The Numbers Game

Jul 28, 2008

The Lakeland Ledger

Florida has long ranked at or near the bottom nationally when it comes to high school graduation rates. That's nothing to be proud of - it's simply shameful.

So one would hardly be surprised to find that the educrats in Tallahassee are fudging the numbers to make the graduation rate look better.

According to the Department of Education, Florida has a 72.4 percent graduation rate. The problem is that most national studies put Florida's rate considerably lower. Education Week magazine ranked it at just over 60 percent in 2004-2005 - 44th out of the 50 states. Yet, that same year, Florida insisted the rate was 71.9 percent.

A new study from the LeRoy Collins Institute, at Florida State University, says the state's methodology for calculating graduation rates is difficult to fathom. "We know that Florida's definition of graduation contributes to these differences, but it is not possible to analyze the exact impact."

That's the idea: State officials know that if Floridians can feel good about the numbers, it doesn't really matter if the numbers are right or not.

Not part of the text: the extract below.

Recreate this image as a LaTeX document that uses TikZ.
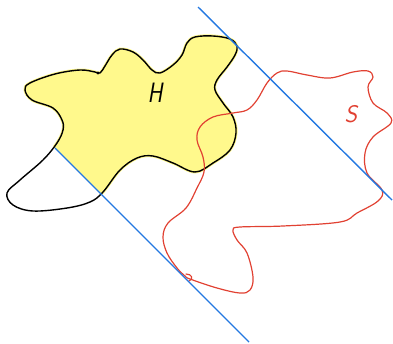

Here's another shameful number, and one not subject to fudging from Tallahassee. According to the U.S. Census Bureau, Florida ranks 50th out of the 50 states in education spending per $1,000 in income.

That's dead last. And no surprise. Our politicians have been hacking away at education budgets even as they promote tax cuts on top of tax cuts. Having hit rock bottom, one would think there is no way to go but up. But one would be wrong.

On the ballot this fall will be Amendment 5. It would eliminate all school-based property tax. It gives instructions to the Legislature to try to plug the $10 billion hole in education budgets that the amendment's passage would create.

"This proposal takes the school property tax off your local property bill and commands the Legislature to make it up with Tallahassee-based taxes or revenue," says House minority leader Dan Gelber, D-Miami. "It pits taxpayers in desperate need of relief, against public schools in desperate need of resources. So the real question is, do you trust the Legislature to figure this one out? Does anyone really believe anymore that public education will be held harmless?"

What's happening to public education in Florida, from abysmal graduation rates to diminishing funding, is a disgrace. It bespeaks a failure of leadership in the governor's mansion and the Florida Legislature.

Ultimately, it is Florida voters who must shoulder responsibility. We elected politicians who promised us lower taxes, and we are getting exactly what we bargained for.